I've been meaning to tinker with 5e mechanics, so lets make this an exercise in Epic Level Spells.
Per 3.5, an epic spell is developed from raw elements of magic called 'seeds' and connecting pieces called 'factors'. Every epic seed has a base DC, and every factor has a DC adjustment. When an epic spell is developed, the spellcaster spends resources and time to assemble the pieces that make up the epic spell. The base DCs of each seed are added together; then the DC adjustments of the factors are added to that total. The sum equals the final DC for the epic spell.
For this situation, lets pretend the war had reached some dire point.
Storm of Vengeance
DC 25Earthquake
DC 23+900% area
+36 DC84 DC total
I won't bother you with the details of where those numbers came from. 3.5 is... intricate.
Nothing is free, especially not the resources required to develop a spell that breaks the supposed laws of magic.
Monetary Cost: The development of an epic spell uses up raw materials costing a number of gp equal to 9000 x the final DC of the epic spell under development.
Development Time: Developing an epic spell takes one day for each 50k gp, rounded up to whole days.
XP Cost: To develop an epic spell, a caster must spend 1/25 of its resource price in experience points.
To cast an epic spell, a spellcaster makes a check against the epic spell's DC. If the check succeeds, the spell is cast. If the caster fails teh check, the epic spell fizzles and is lost.
The final DC is the most significant gauge of the epic spell's power. A spellcaster attempts to cast an epic spell by making an Arcana or Religion check against the epic spell's DC. Thus, a spellcaster knows immediately based on her own bonus what epic spells are within her capability to cast, which are risky, and which are beyond her.
Additional participants: You can develop epic spells specifically to require additional participants (sometimes called celebrants). Epic spellcasters might call such an epic spell a cooperative spell, a mythal, or a ceremonial spell. An epic spell developed as a ritual requires a specific number of additional participants, who each must use up one spell slot or a specified level for the day. During an epic spells development, the spell's creator determines the number of additional participants and the level of the spell slots to be contributed. If the exact number of spell casters does not partake in the casting, or if the casters do not each contribute the proper spell slot, the epic spell automatically fails. To participate, each celebrant readies an action to cintribute his or her raaw spell energy when the primary caster beings the epic spell.

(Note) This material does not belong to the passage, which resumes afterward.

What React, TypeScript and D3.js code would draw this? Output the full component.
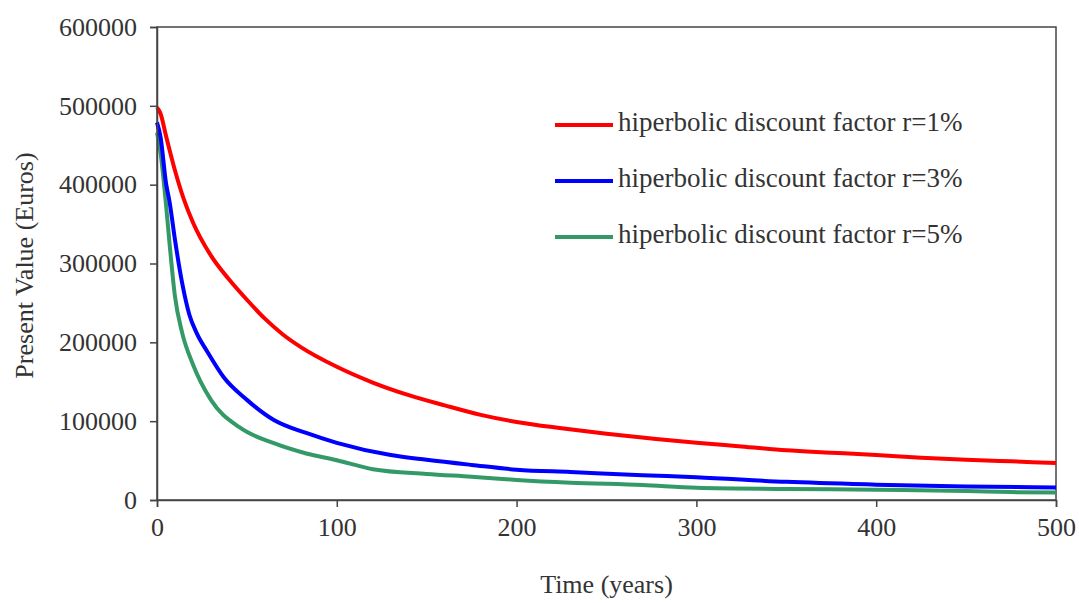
import React, { useRef, useEffect } from 'react';
import * as d3 from 'd3';

// values (time in years, present value in euros)
const years1 = [0, 2, 5, 10, 15, 20, 30, 40, 50, 60, 70, 80, 100, 120, 140, 160, 180, 200, 225, 250, 275, 300, 325, 350, 375, 400, 425, 450, 475, 500];
const values1 = [498000, 490000, 462000, 418000, 381000, 352000, 310000, 280000, 254000, 230000, 210000, 194000, 169000, 149000, 133000, 120000, 108000, 99000, 91000, 84000, 78000, 72500, 68000, 63000, 60000, 57000, 53500, 51000, 49000, 47000];

const years3 = [0, 2, 5, 7, 10, 14, 18, 22, 28, 37, 50, 65, 83, 100, 130, 150, 175, 200, 230, 270, 300, 350, 400, 450, 500];
const values3 = [479000, 460000, 402000, 378000, 330000, 275000, 235000, 212000, 188000, 156000, 127000, 101500, 85000, 72500, 57000, 51000, 44500, 38500, 35500, 31500, 29000, 23000, 19500, 17000, 16000];

const years5 = [0, 2, 5, 7, 10, 14, 20, 30, 46, 65, 83, 100, 120, 150, 175, 200, 230, 270, 300, 350, 400, 450, 475, 500];
const values5 = [466000, 440000, 375000, 325000, 258000, 212000, 172000, 127000, 92000, 72000, 59000, 50500, 39000, 33000, 29500, 25500, 22000, 19000, 15500, 14000, 13000, 11500, 10000, 9500];

const seriesNames = ['hiperbolic discount factor r=1%', 'hiperbolic discount factor r=3%', 'hiperbolic discount factor r=5%'];
const seriesColors = ['#ff0000', '#0000ff', '#339966'];
const xTicks = [0, 100, 200, 300, 400, 500];
const yTicks = [0, 100000, 200000, 300000, 400000, 500000, 600000];

export default function App() {
  const ref = useRef<SVGSVGElement>(null);

  useEffect(() => {
    if (!ref.current) return;
    const svg = d3.select(ref.current);
    svg.selectAll('*').remove();

    const width = 1079;
    const height = 603;
    const margin = { top: 27, right: 23, bottom: 103, left: 157 };
    const innerW = width - margin.left - margin.right;
    const innerH = height - margin.top - margin.bottom;
    const font = '"Liberation Serif", "Times New Roman", serif';
    const fs = 26;

    const x = d3.scaleLinear().domain([0, 500]).range([0, innerW]);
    const y = d3.scaleLinear().domain([0, 600000]).range([innerH, 0]);

    svg.append('rect').attr('width', width).attr('height', height).attr('fill', '#fff');
    const g = svg.append('g').attr('transform', `translate(${margin.left},${margin.top})`);

    // frame
    g.append('rect')
      .attr('width', innerW).attr('height', innerH)
      .attr('fill', 'none').attr('stroke', '#444').attr('stroke-width', 1.5);

    // lines
    const series = [
      years1.map((t, i) => [t, values1[i]]),
      years3.map((t, i) => [t, values3[i]]),
      years5.map((t, i) => [t, values5[i]]),
    ];
    const line = d3.line<number[]>()
      .x((d) => x(d[0]))
      .y((d) => y(d[1]))
      .curve(d3.curveMonotoneX);

    series.slice().reverse().forEach((s, i) => {
      g.append('path')
        .attr('d', line(s))
        .attr('fill', 'none')
        .attr('stroke', seriesColors[2 - i])
        .attr('stroke-width', 4)
        .attr('stroke-linejoin', 'round');
    });

    // axes
    const xAxis = g.append('g').attr('transform', `translate(0,${innerH})`)
      .call(d3.axisBottom(x).tickValues(xTicks).tickSize(7).tickPadding(11).tickFormat(d3.format('d')));
    const yAxis = g.append('g')
      .call(d3.axisLeft(y).tickValues(yTicks).tickSize(7).tickPadding(13).tickFormat(d3.format('d')));
    [xAxis, yAxis].forEach((a) => {
      a.select('.domain').attr('stroke', '#444').attr('stroke-width', 1.5);
      a.selectAll('.tick line').attr('stroke', '#444').attr('stroke-width', 1.5);
      a.selectAll('.tick text')
        .attr('font-family', font).attr('font-size', fs).attr('fill', '#333');
    });

    // axis titles
    svg.append('text')
      .attr('x', margin.left + x(250)).attr('y', 593)
      .attr('text-anchor', 'middle')
      .attr('font-family', font).attr('font-size', fs).attr('fill', '#333')
      .text('Time (years)');
    svg.append('text')
      .attr('transform', `translate(27,${margin.top + innerH / 2 + 2}) rotate(-90)`)
      .attr('text-anchor', 'middle')
      .attr('dominant-baseline', 'middle')
      .attr('font-family', font).attr('font-size', fs).attr('fill', '#333')
      .text('Present Value (Euros)');

    // legend
    const legend = svg.append('g').attr('transform', 'translate(555,125)');
    seriesNames.forEach((name, i) => {
      const row = legend.append('g').attr('transform', `translate(0,${i * 56})`);
      row.append('line')
        .attr('x1', 0).attr('x2', 58)
        .attr('stroke', seriesColors[i]).attr('stroke-width', 4);
      row.append('text')
        .attr('x', 63).attr('y', 0)
        .attr('dominant-baseline', 'middle')
        .attr('font-family', font).attr('font-size', 27).attr('fill', '#333')
        .text(name);
    });
  }, []);

  return (
    <svg ref={ref} width={1079} height={603} style={{ position: 'absolute', left: 0, top: 0 }} />
  );
}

Additional participants in a ritual spell reduce the DC. Each additional participant may only contribute one spell slot. It doesn't matter whether the additional participants are arcane or divine spellcasters; only the level of the spell slot contributed matters.
A contributed spell slot is treated as if normally cast.
Spell slot level contribute
1 -1 DC
2 -3 DC
3 -5 DC
4 -7 DC
5 -9 DC
6 -11 DC
7 -13 DC
8 -15 DC
9 -17 DC
A ritual epic spell requires all extra participants to stand as if casting for the same amount of time. If an extra participant is attacked while contributing a spell slot, the participant must make a Concentration check. If the attack disrupts the participant in the ritual, the epic spell is not necessarily ruined. However, the Spellcraft DC reduction that would have been provided by that additional participant cannot be applied to the final Spellcraft DC of the epic spell. Thus the ritual epic spell will be harder for the primary spell caster to cast.
Cast time + 1 minute -2 (max -20)
Cast time + 1 day -2 (max 100 days)
The above describes a Storm of Vengeance combined with Earthquake. I expanded the area from 360' to a full km. If the effect is several kilometers long, then the base DC would be +40 per extra kilometer. The extra costs to develop the spell and the efforts to mitigate its difficulty would also be greater. It is considered a ritual, its duration is 20 hours, and the DC for its effects are DC 30.
I think the point of Epic Spells, when designed by the game authors, was to make up mechanics that require story and plotting to cast the spells. They do, by definition, break the game and so shouldn't be easily accomplished.
There's a lot you could do if some nefarious villain discovered the notes and wanted to recreate the spell. Perhaps they devise some machine to extract XP from unwilling victims to fuel the development or casting (
-1 DC per 100 xp). Maybe an gnome starts an academy of magic so that the full student body can contribute to the casting, each with a 1st level spell. Could even be, someone wants to make the entire effect permanent (
total DCx5).
Anyway, that's how 3.5 would do it. I think the above makes sense for 5e as well.